◆ **Directions**
From the very first line of the data to the line containing "0) for (let", retype everything exactly, leaving the pictures behind.
═══ Source material ═══
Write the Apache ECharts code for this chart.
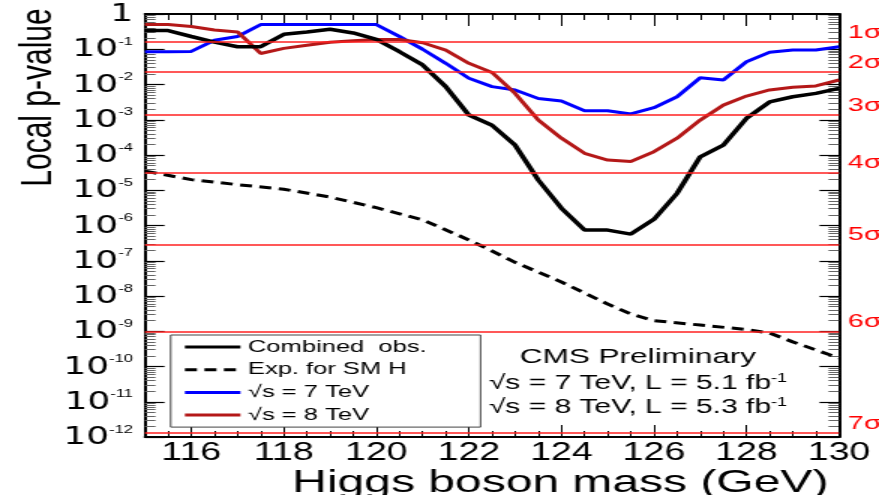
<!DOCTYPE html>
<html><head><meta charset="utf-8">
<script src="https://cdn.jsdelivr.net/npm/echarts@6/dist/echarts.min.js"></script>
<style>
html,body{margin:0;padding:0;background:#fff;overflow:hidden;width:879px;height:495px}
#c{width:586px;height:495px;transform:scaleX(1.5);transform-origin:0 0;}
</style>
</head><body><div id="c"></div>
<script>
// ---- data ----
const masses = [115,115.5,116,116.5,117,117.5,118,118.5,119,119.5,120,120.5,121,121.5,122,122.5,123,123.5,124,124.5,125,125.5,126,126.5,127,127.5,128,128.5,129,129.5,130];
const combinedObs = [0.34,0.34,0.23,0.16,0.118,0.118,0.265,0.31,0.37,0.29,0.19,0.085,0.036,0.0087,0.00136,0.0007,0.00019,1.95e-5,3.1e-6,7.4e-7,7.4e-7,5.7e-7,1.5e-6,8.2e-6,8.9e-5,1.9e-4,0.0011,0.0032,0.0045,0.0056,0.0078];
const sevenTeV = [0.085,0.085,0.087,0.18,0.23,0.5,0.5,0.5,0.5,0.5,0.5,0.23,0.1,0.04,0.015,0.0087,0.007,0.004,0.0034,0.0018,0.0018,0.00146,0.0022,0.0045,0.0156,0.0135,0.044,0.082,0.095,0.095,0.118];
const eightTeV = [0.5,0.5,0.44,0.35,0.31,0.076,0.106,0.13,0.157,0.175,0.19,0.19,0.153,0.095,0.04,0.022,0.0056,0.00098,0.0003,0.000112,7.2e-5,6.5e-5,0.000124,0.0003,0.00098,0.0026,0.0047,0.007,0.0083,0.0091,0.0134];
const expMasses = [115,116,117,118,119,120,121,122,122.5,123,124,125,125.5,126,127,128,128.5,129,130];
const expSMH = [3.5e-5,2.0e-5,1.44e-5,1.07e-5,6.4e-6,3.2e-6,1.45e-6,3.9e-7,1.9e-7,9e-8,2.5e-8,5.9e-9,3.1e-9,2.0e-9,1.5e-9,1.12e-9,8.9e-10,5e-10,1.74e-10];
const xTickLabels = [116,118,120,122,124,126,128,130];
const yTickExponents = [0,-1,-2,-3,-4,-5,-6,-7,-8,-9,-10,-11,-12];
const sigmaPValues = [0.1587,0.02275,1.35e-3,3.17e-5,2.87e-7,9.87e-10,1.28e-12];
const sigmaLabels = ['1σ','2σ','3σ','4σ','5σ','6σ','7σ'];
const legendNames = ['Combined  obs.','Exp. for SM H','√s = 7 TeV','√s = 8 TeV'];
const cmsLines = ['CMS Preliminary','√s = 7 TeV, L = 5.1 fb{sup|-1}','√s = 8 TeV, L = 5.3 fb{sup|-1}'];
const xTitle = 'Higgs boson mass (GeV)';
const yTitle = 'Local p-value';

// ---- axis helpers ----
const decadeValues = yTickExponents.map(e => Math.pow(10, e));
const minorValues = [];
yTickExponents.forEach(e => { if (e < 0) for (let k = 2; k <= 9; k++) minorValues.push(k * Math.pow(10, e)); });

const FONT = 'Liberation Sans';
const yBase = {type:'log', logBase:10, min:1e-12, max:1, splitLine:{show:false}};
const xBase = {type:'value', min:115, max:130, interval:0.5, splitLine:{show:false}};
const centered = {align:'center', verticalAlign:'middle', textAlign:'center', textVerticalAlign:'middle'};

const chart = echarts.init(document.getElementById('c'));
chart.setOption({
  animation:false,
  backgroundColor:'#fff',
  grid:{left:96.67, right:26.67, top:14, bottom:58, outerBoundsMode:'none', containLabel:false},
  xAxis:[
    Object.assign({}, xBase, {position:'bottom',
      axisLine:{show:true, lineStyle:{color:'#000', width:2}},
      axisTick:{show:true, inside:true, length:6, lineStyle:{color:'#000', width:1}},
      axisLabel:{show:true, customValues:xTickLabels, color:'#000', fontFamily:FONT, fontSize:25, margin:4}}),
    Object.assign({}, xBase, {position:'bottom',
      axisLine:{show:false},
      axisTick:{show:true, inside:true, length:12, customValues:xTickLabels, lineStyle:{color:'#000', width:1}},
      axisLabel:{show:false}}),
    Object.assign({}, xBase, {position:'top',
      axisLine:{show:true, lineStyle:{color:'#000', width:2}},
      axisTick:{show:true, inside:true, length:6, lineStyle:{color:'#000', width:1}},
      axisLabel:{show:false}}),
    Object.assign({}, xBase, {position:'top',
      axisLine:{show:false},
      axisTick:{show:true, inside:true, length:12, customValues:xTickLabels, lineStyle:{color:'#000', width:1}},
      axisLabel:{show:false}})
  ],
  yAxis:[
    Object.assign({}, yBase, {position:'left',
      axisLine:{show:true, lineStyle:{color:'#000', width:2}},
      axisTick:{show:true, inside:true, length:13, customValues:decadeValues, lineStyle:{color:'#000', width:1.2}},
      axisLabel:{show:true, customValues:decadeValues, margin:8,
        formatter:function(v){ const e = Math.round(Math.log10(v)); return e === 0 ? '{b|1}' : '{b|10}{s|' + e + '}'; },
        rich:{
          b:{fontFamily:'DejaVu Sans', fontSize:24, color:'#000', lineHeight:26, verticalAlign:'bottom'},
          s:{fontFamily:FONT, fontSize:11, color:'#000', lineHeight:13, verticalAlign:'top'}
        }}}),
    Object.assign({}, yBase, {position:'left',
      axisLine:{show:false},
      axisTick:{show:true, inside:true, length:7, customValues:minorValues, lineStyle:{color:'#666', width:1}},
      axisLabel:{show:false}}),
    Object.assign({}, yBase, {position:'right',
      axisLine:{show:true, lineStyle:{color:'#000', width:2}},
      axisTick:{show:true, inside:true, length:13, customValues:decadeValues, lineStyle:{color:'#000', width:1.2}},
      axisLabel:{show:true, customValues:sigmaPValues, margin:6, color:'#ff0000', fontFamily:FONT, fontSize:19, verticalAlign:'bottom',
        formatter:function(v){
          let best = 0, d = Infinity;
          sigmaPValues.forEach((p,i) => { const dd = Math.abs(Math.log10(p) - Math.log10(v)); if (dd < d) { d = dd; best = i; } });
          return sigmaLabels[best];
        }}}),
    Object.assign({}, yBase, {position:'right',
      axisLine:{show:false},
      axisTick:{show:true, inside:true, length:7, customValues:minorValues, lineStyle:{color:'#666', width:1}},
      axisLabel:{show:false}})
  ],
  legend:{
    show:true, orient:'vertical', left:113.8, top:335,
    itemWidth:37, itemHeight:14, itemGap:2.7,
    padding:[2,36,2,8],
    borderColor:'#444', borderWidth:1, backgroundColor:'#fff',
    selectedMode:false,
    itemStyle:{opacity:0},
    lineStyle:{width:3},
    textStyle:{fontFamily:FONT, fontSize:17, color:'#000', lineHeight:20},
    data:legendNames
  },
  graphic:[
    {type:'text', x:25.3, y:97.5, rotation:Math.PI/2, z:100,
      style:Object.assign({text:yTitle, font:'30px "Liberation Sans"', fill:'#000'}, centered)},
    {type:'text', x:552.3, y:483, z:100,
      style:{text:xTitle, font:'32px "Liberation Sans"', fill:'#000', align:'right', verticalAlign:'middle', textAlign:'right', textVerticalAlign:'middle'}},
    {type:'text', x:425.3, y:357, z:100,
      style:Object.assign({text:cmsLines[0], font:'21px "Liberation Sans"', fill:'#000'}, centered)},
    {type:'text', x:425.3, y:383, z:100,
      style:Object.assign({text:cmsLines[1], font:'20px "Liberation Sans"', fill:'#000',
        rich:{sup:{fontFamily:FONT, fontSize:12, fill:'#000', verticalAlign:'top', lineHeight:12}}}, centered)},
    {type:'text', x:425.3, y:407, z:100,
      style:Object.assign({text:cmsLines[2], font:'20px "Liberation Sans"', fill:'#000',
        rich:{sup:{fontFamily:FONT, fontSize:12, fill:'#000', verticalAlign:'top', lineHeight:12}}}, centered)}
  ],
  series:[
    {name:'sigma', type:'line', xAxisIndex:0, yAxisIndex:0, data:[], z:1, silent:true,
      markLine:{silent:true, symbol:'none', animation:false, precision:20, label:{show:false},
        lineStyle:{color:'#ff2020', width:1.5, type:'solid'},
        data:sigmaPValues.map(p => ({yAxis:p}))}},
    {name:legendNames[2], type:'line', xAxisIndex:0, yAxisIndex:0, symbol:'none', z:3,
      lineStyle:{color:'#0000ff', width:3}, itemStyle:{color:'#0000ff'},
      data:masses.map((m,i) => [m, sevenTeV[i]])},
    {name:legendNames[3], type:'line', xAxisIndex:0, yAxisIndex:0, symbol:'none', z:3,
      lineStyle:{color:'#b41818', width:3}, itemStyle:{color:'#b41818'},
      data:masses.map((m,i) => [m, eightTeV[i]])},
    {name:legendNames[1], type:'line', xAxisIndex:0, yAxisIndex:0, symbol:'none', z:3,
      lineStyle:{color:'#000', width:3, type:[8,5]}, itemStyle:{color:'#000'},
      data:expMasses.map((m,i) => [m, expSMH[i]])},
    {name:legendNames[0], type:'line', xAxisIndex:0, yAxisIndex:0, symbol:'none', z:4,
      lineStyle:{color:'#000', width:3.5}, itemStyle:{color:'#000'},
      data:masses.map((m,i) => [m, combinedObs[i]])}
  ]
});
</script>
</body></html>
═══
◆ **Written answer**
Write the Apache ECharts code for this chart.
<!DOCTYPE html>
<html><head><meta charset="utf-8">
<script src="https://cdn.jsdelivr.net/npm/echarts@6/dist/echarts.min.js"></script>
<style>
html,body{margin:0;padding:0;background:#fff;overflow:hidden;width:879px;height:495px}
#c{width:586px;height:495px;transform:scaleX(1.5);transform-origin:0 0;}
</style>
</head><body><div id="c"></div>
<script>
// ---- data ----
const masses = [115,115.5,116,116.5,117,117.5,118,118.5,119,119.5,120,120.5,121,121.5,122,122.5,123,123.5,124,124.5,125,125.5,126,126.5,127,127.5,128,128.5,129,129.5,130];
const combinedObs = [0.34,0.34,0.23,0.16,0.118,0.118,0.265,0.31,0.37,0.29,0.19,0.085,0.036,0.0087,0.00136,0.0007,0.00019,1.95e-5,3.1e-6,7.4e-7,7.4e-7,5.7e-7,1.5e-6,8.2e-6,8.9e-5,1.9e-4,0.0011,0.0032,0.0045,0.0056,0.0078];
const sevenTeV = [0.085,0.085,0.087,0.18,0.23,0.5,0.5,0.5,0.5,0.5,0.5,0.23,0.1,0.04,0.015,0.0087,0.007,0.004,0.0034,0.0018,0.0018,0.00146,0.0022,0.0045,0.0156,0.0135,0.044,0.082,0.095,0.095,0.118];
const eightTeV = [0.5,0.5,0.44,0.35,0.31,0.076,0.106,0.13,0.157,0.175,0.19,0.19,0.153,0.095,0.04,0.022,0.0056,0.00098,0.0003,0.000112,7.2e-5,6.5e-5,0.000124,0.0003,0.00098,0.0026,0.0047,0.007,0.0083,0.0091,0.0134];
const expMasses = [115,116,117,118,119,120,121,122,122.5,123,124,125,125.5,126,127,128,128.5,129,130];
const expSMH = [3.5e-5,2.0e-5,1.44e-5,1.07e-5,6.4e-6,3.2e-6,1.45e-6,3.9e-7,1.9e-7,9e-8,2.5e-8,5.9e-9,3.1e-9,2.0e-9,1.5e-9,1.12e-9,8.9e-10,5e-10,1.74e-10];
const xTickLabels = [116,118,120,122,124,126,128,130];
const yTickExponents = [0,-1,-2,-3,-4,-5,-6,-7,-8,-9,-10,-11,-12];
const sigmaPValues = [0.1587,0.02275,1.35e-3,3.17e-5,2.87e-7,9.87e-10,1.28e-12];
const sigmaLabels = ['1σ','2σ','3σ','4σ','5σ','6σ','7σ'];
const legendNames = ['Combined  obs.','Exp. for SM H','√s = 7 TeV','√s = 8 TeV'];
const cmsLines = ['CMS Preliminary','√s = 7 TeV, L = 5.1 fb{sup|-1}','√s = 8 TeV, L = 5.3 fb{sup|-1}'];
const xTitle = 'Higgs boson mass (GeV)';
const yTitle = 'Local p-value';

// ---- axis helpers ----
const decadeValues = yTickExponents.map(e => Math.pow(10, e));
const minorValues = [];
yTickExponents.forEach(e => { if (e < 0) for (let k = 2; k <= 9; k++) minorValues.push(k * Math.pow(10, e)); });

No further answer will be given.